India doctors tackle sterilisation deaths

Team of doctors rushed to Chhattisgarh state where 12 women died and dozens are critical after botched surgeries.

More than 50 are still in hospital while 25 of them are reported to be in critical condition [Reuters]

A team of doctors have rushed to central India after at least 12 women died and dozens of others fell ill after undergoing botched sterilisation surgery, officials have said.

A total of 83 women, all villagers under the age of 32, had the operations on Saturday as part of the federal government’s free sterilisation campaign in Bilaspur district of Chhattisgarh state. But scores were later rushed in ambulances to private hospitals after falling ill.

More than 50 are still in hospital while 25 of them are reported to be in critical condition, according to the Indian Express newspaper.

If the facts are confirmed, then a grave human tragedy has occurred

by Kate Gilmore, Deputy executive director of the UN Population Fund

“Their condition is very serious. Blood pressure is low,” said Dr Ramesh Murty at CIMS hospital, one of the facilities where the sick women were taken after the ill-fated surgeries held as part of a free, nationwide programme aimed at limiting births in the world’s second-most populous nation.

The Chhattisgarh state government sent a plane to New Delhi overnight to pick up a team of four doctors “to ensure no time is lost” in treating the patients, Indian Health Secretary Lov Verma told local Press Trust of India.

The state government has suspended four officials, including Dr RK Gupta, who supervised the surgeries.

“It appears the incident occurred due to negligence” by doctors, Chhattisgarh Chief Minister Raman Singh said, before urging patience for the autopsy results. He also said the victims’ families would each receive a compensation payment of about $6,600.

The state chief minister has also ordered for a police case to be filed against Gupta, who was awarded by him earlier this year for conducting 50,000 laparoscopic tubectomies.

The apparent cause of death was either blood poisoning or hemorrhagic shock, which occurs when a person has lost too much blood, state deputy health director Amar Singh said, though the preliminary results from autopsies were expected to be released later on Wednesday.

Sterilisation quotas 

India’s government – long concerned about its rapidly growing 1.3 billion population – performs millions of free sterilisations to both women and men who want to avoid the risk and cost of having a baby.

The vast majority of patients are poor women who are usually paid a one-time incentive fee to undergo the surgery of about $10-$20.

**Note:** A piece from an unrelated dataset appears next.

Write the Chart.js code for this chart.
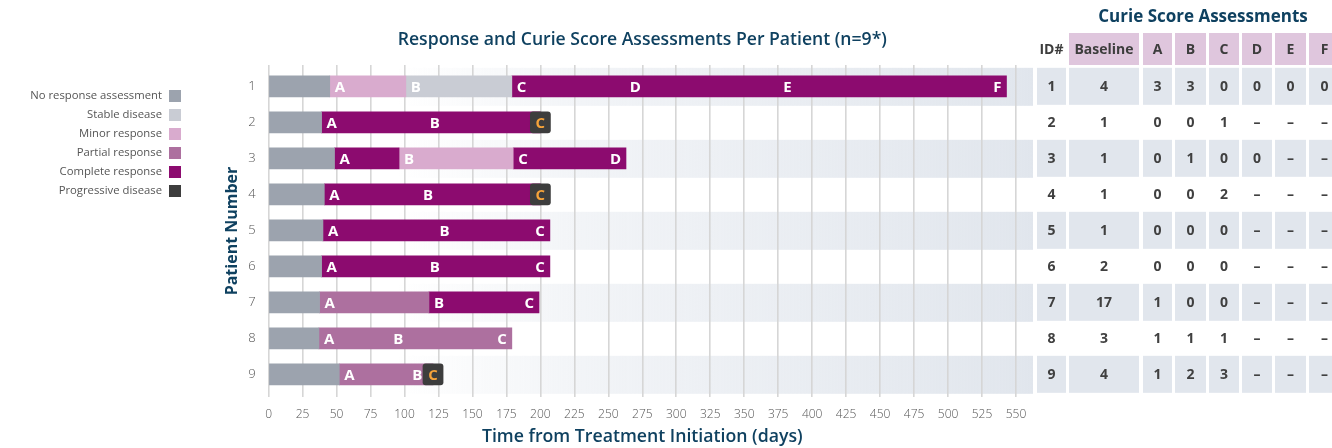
<!DOCTYPE html>
<html>
<head>
<meta charset="utf-8">
<title>Response and Curie Score Assessments Per Patient</title>
<script src="https://cdn.jsdelivr.net/npm/chart.js@4.4.1/dist/chart.umd.min.js"></script>
<style>
  html, body { margin: 0; padding: 0; background: #fff; }
  #wrap { width: 1332px; height: 448px; }
</style>
</head>
<body>
<div id="wrap"><canvas id="chart-area1" width="1332" height="448"></canvas></div>
<script>
// ---- data ----
var patients = [1, 2, 3, 4, 5, 6, 7, 8, 9];
var assessLetters = ['A', 'B', 'C', 'D', 'E', 'F'];

// day of each assessment (A, B, C ...) per patient
var assessDays = [
  [45, 101, 179, 262, 375, 543],
  [39, 115, 200],
  [48.5, 96, 180, 263],
  [41, 110, 200],
  [40, 122, 207],
  [39, 115, 207],
  [37.5, 118, 199],
  [37, 88, 179],
  [52, 102, 121]
];
// response at each assessment
var responses = [
  ['minor', 'stable', 'complete', 'complete', 'complete', 'complete'],
  ['complete', 'complete', 'progressive'],
  ['complete', 'minor', 'complete', 'complete'],
  ['complete', 'complete', 'progressive'],
  ['complete', 'complete', 'complete'],
  ['complete', 'complete', 'complete'],
  ['partial', 'complete', 'complete'],
  ['partial', 'partial', 'partial'],
  ['partial', 'partial', 'progressive']
];

var responseKeys = ['none', 'stable', 'minor', 'partial', 'complete', 'progressive'];
var responseNames = ['No response assessment', 'Stable disease', 'Minor response',
  'Partial response', 'Complete response', 'Progressive disease'];
var responseColors = ['#9ca3ae', '#c9ccd4', '#d9abce', '#ad709f', '#8c0b6f', '#3d3d3d'];

// Curie score table
var tableHeaders = ['ID#', 'Baseline', 'A', 'B', 'C', 'D', 'E', 'F'];
var baselineScores = [4, 1, 1, 1, 1, 2, 17, 3, 4];
var curieScores = [
  [3, 3, 0, 0, 0, 0],
  [0, 0, 1],
  [0, 1, 0, 0],
  [0, 0, 2],
  [0, 0, 0],
  [0, 0, 0],
  [1, 0, 0],
  [1, 1, 1],
  [1, 2, 3]
];

var dayMin = 0, dayMax = 550, dayStep = 25;
var boxHalfDays = 7.4; // half width of progressive-disease marker

function colorOf(key) { return responseColors[responseKeys.indexOf(key)]; }

// build floating segments per patient
var segDatasets = [];
var progData = [];
for (var p = 0; p < patients.length; p++) {
  var days = assessDays[p], resp = responses[p];
  var segs = [];
  var start = 0, cur = 'none';
  var ended = false;
  for (var i = 0; i < days.length; i++) {
    if (resp[i] === 'progressive') {
      segs.push([start, days[i], cur]);
      progData.push({ x: [days[i] - boxHalfDays, days[i] + boxHalfDays], y: patients[p] });
      ended = true;
      break;
    }
    if (resp[i] !== cur) {
      if (days[i] > start) segs.push([start, days[i], cur]);
      start = days[i];
      cur = resp[i];
    }
  }
  if (!ended) segs.push([start, days[days.length - 1], cur]);
  for (var k = 0; k < segs.length; k++) {
    if (!segDatasets[k]) segDatasets[k] = { data: [], backgroundColor: [] };
    segDatasets[k].data.push({ x: [segs[k][0], segs[k][1]], y: patients[p] });
    segDatasets[k].backgroundColor.push(colorOf(segs[k][2]));
  }
}

var datasets = [{
  label: 'Progressive disease',
  data: progData,
  backgroundColor: colorOf('progressive'),
  borderRadius: 3,
  borderSkipped: false,
  order: -1
}];
segDatasets.forEach(function (d, idx) {
  datasets.push({ label: 'segment ' + idx, data: d.data, backgroundColor: d.backgroundColor, borderSkipped: false, order: 0 });
});

var teal = '#0f4160';

// light alternating row bands
var bandsPlugin = {
  id: 'bands',
  beforeDraw: function (chart) {
    var ctx = chart.ctx, ys = chart.scales.y, area = chart.chartArea;
    var right = area.right + 17;
    var grad = ctx.createLinearGradient(area.left + 130, 0, right, 0);
    grad.addColorStop(0, 'rgba(225,230,237,0)');
    grad.addColorStop(0.3, 'rgba(225,230,237,0.45)');
    grad.addColorStop(1, 'rgba(225,230,237,1)');
    ctx.save();
    ctx.fillStyle = grad;
    patients.forEach(function (pt, i) {
      if (i % 2 === 0) {
        var yc = ys.getPixelForValue(pt);
        ctx.fillRect(area.left, yc - 18.5, right - area.left, 38);
      }
    });
    ctx.restore();
  }
};

// assessment letters on the bars
var lettersPlugin = {
  id: 'letters',
  afterDatasetsDraw: function (chart) {
    var ctx = chart.ctx, xs = chart.scales.x, ys = chart.scales.y;
    ctx.save();
    ctx.font = '700 15px "Open Sans"';
    ctx.textBaseline = 'middle';
    patients.forEach(function (pt, p) {
      var yc = ys.getPixelForValue(pt) + 1;
      var days = assessDays[p];
      days.forEach(function (d, i) {
        var x = xs.getPixelForValue(d);
        var last = i === days.length - 1;
        if (responses[p][i] === 'progressive') {
          ctx.fillStyle = '#f5a23a';
          ctx.textAlign = 'center';
          ctx.fillText(assessLetters[i], x, yc);
        } else if (last) {
          ctx.fillStyle = '#fff';
          ctx.textAlign = 'right';
          ctx.fillText(assessLetters[i], x - 5, yc);
        } else {
          ctx.fillStyle = '#fff';
          ctx.textAlign = 'left';
          ctx.fillText(assessLetters[i], x + 5, yc);
        }
      });
    });
    ctx.restore();
  }
};

// legend on the left, text then swatch
var sideLegendPlugin = {
  id: 'sideLegend',
  afterDraw: function (chart) {
    var ctx = chart.ctx;
    ctx.save();
    ctx.font = '400 11.3px "Open Sans"';
    ctx.textAlign = 'right';
    ctx.textBaseline = 'middle';
    responseNames.forEach(function (name, i) {
      var y = 96 + i * 19;
      ctx.fillStyle = '#555';
      ctx.fillText(name, 162, y);
      ctx.fillStyle = responseColors[i];
      ctx.fillRect(169, y - 6, 12, 12);
    });
    ctx.restore();
  }
};

// Curie score table aligned with the patient rows
var tablePlugin = {
  id: 'curieTable',
  afterDraw: function (chart) {
    var ctx = chart.ctx, ys = chart.scales.y;
    var colX = [1037, 1069, 1143, 1175, 1209, 1242, 1275, 1309];
    var colW = [29, 70, 29, 31, 30, 30, 31, 31];
    ctx.save();
    ctx.textAlign = 'center';
    ctx.textBaseline = 'middle';
    ctx.font = '700 17px "Open Sans"';
    ctx.fillStyle = teal;
    ctx.fillText('Curie Score Assessments', 1203, 17);

    ctx.font = '700 14px "Open Sans"';
    tableHeaders.forEach(function (h, c) {
      if (c > 0) {
        ctx.fillStyle = '#dfc6dd';
        ctx.fillRect(colX[c], 33, colW[c], 32);
      }
      ctx.fillStyle = '#3d3d3d';
      ctx.fillText(h, colX[c] + colW[c] / 2, 50);
    });

    patients.forEach(function (pt, r) {
      var yc = ys.getPixelForValue(pt);
      var cells = [String(pt), String(baselineScores[r])];
      for (var k = 0; k < assessLetters.length; k++) {
        cells.push(k < curieScores[r].length ? String(curieScores[r][k]) : '\u2013');
      }
      cells.forEach(function (txt, c) {
        if (r % 2 === 0) {
          ctx.fillStyle = '#e1e6ed';
          ctx.fillRect(colX[c], yc - 18.5, colW[c], 37);
        }
        ctx.fillStyle = '#404040';
        ctx.fillText(txt, colX[c] + colW[c] / 2, yc + 1);
      });
    });
    ctx.restore();
  }
};

var config = {
  type: 'bar',
  data: { datasets: datasets },
  options: {
    indexAxis: 'y',
    responsive: false,
    animation: false,
    grouped: false,
    barThickness: 21,
    layout: { padding: { left: 208.6, right: 316, top: 0, bottom: 0 } },
    plugins: {
      legend: { display: false },
      tooltip: { enabled: false },
      title: {
        display: true,
        fullSize: false,
        text: 'Response and Curie Score Assessments Per Patient (n=9*)',
        color: teal,
        font: { family: 'Open Sans', size: 17.6, weight: '600' },
        padding: { top: 29.5, bottom: 14.4 }
      }
    },
    scales: {
      x: {
        type: 'linear',
        position: 'bottom',
        min: dayMin,
        max: dayMax,
        grid: { color: '#d6d6d6', lineWidth: 1.6, drawTicks: false },
        border: { display: false },
        ticks: {
          stepSize: dayStep,
          autoSkip: false,
          includeBounds: false,
          padding: 10,
          color: '#555',
          font: { family: 'Open Sans', size: 12, weight: '300' }
        },
        title: {
          display: true,
          text: 'Time from Treatment Initiation (days)',
          color: teal,
          font: { family: 'Open Sans', size: 17.7, weight: '600' },
          padding: { top: 0, bottom: 0 }
        },
        afterFit: function (scale) { scale.height = 51; }
      },
      y: {
        type: 'linear',
        reverse: true,
        offset: false,
        min: 0.408,
        max: 9.63,
        grid: { display: false, drawTicks: false, offset: false },
        border: { display: false },
        ticks: {
          stepSize: 1,
          includeBounds: false,
          padding: 13,
          color: '#555',
          font: { family: 'Open Sans', size: 13, weight: '300' }
        },
        title: {
          display: true,
          text: 'Patient Number',
          color: teal,
          font: { family: 'Open Sans', size: 16, weight: '700' },
          padding: { top: 14, bottom: 0 }
        },
        afterFit: function (scale) { scale.width = 60; }
      }
    }
  },
  plugins: [bandsPlugin, lettersPlugin, sideLegendPlugin, tablePlugin]
};

var ctx = document.getElementById('chart-area1');
window.myChart = new Chart(ctx, config);
</script>
</body>
</html>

India has one of the world’s highest rates of sterilisation among women, with about 37 percent undergoing such operations, compared with 29 percent in China, according to 2006 statistics reported by the United Nations. About 4.6 million Indian women were sterilised in 2011 and 2012, according to the government.

Activists blame the incentive payments, as well as sterilisation quotas set by the government, for leading health authorities to pressure patients into surgery rather than advising them on other forms of contraception.

“These women have become victims because of the target-based approach to population control,” said Brinda Karat of the All India Democratic Women’s Association, who has demanded that the state’s health minister resign.

India has one of the world’s worst records on maternal health care, with 200 women dying during pregnancy or childbirth for every 100,000 patients, compared with China’s 37 deaths for every 100,000 women who give birth.

The women who underwent surgery on Saturday were each paid about $10, and all 83 surgeries were performed within six hours, the state’s chief medical officer, Dr SK Mandal, told The Associated Press by phone.

Prime Minister Narendra Modi, who is in Myanmar on a state visit, said that he had spoken with Singh and urged a thorough investigation.

The UN has also expressed concern over the deaths.

“If the facts are confirmed, then a grave human tragedy has occurred,” Kate Gilmore, deputy executive director of the UN Population Fund, was quoted as saying by Reuters.